Y la tierra; sucia, descorazonada y podrida como estaba, quedó casi despoblada…, sólo parias y locos fueron dejados atrás por una sociedad más elitista de la que Darwin estaría orgulloso. ¿Y yo? Iba a reírme de los cuerdos y abrazar la muerte. En menos de cincuenta años del segundo milenio, nuestro alguna vez hermoso planeta azul terminó siendo un basurero tóxico. Tenía sentido que algunas drogas letales en tu sistema, y locura en tu cerebro, te permitieran sobrevivir sin tener que llevar una máscara. Mientras el resto abandonó un barco que se hundía para volverse marcianos. Primos lejanos. Sangre que se repudia. Pero no somos conquistadores. Somos termitas, consumimos vida, asesinamos especies, no tenemos razón de ser. Creer que cambiar de mundo cambiaría lo que somos, como un escarmiento del viejo testamento; era la máxima mentira de un ateísmo genético. Un último éxodo fue lo mejor que pudo sucederle a la tierra desde el diluvio. ¿Y sabes cómo me sentí cuando murieron allá arriba en sus naves en inclementes garras del infortunio?

Me sentí única. Me sentí fantástica viendo los fuegos artificiales.

Quedamos nosotros. Ratas, supongo. No más diferencias, reglas, no más «bien y mal», sólo la transgresión y el castigo. La autodestrucción y el infierno. Veneno en el aire, el agua, en tus venas. Nuestro último futuro, sin generaciones por venir. Nadie que se proclamara rey, presidente, profeta, dios. Que reescribiera los errores que nos trajeron aquí. Guerras, odio, crímenes, arrogancia, pobreza, sobrepoblación, escasez, enfermedad, muerte. Un mundo convertido en una gran Chernóbil, porque no habíamos aprendido otra cosa que volarnos unos a otros para «prevalecer». Pero, los hombres aman pelear con sus armas. Y las mujeres nunca dejaron de procrear más armas. Una ecuación mal pensada.

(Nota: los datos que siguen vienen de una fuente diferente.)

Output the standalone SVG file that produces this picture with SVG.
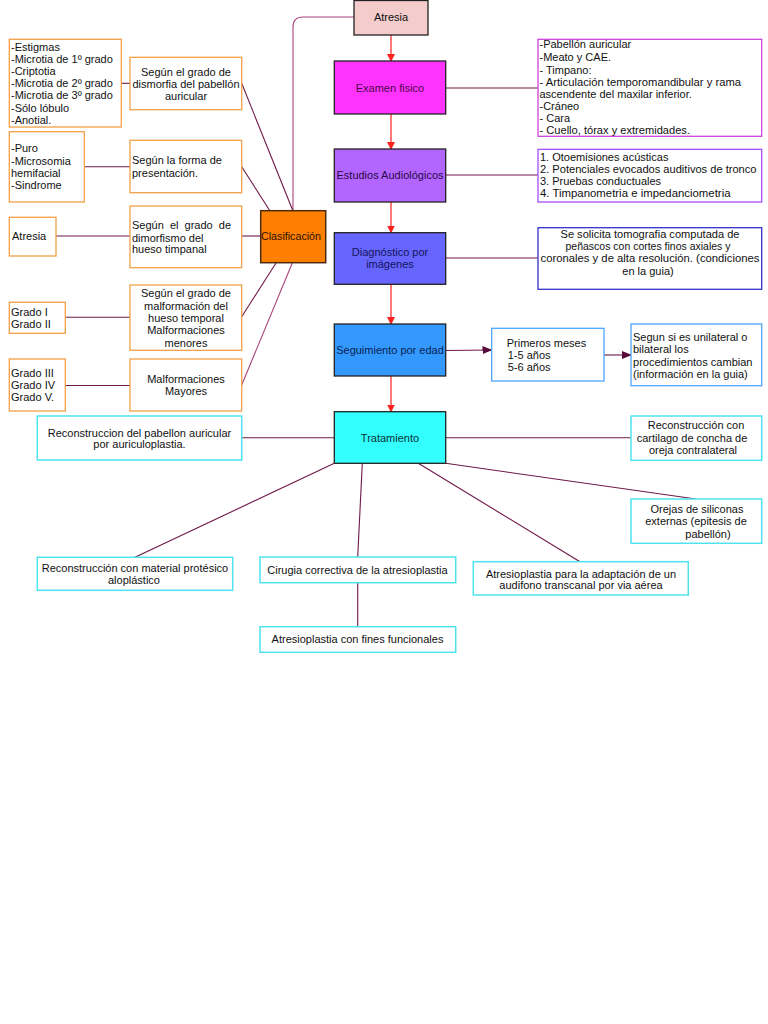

Puestos en el universo frío y grávido de agujeros. ¿A quién le importaban las cuerdas ahora? ¿Quién viviría para contar una historia? Al menos los que quedaban valorábamos este pedazo flotante de tierra por lo que era. Nuestro hogar, roído. Heredamos un derecho cruel de sobrevivir.

¿Y qué? Algunos días era divertido ser de los últimos. Eran los recuerdos lo que dolía mantener con vida. El patrimonio nuestro: Genocidio. «Sálvese quien pueda». Me parece que estaba escrito que la tierra se abriría y el infierno saldría de su interior. Pero, ¿dónde estaban los libros cuando los necesitabas? Nos extinguiríamos, algunos pisando este suelo, algunos habiendo codiciado otro cielo. ¿Y qué? El mundo se había vuelto esquizofrénico, y éramos su alucinación violenta que finalmente necesitaba ser erradicada. ¿Importaba quién reiría de último?

Te acostabas y pensabas en ello…, cómo serías de los últimos gusanos retorciéndose en esta pobre manzana ulcerada. Y era extraño ver lo que quedaba del pasado, soñar con un cielo azul, e imaginar esas millones de almas brillando junto a las estrellas muertas también. Habiendo explotado camino a Marte.

Y la tierra, seguía de pie.

Pero, corran todos. La lluvia ácida ya viene.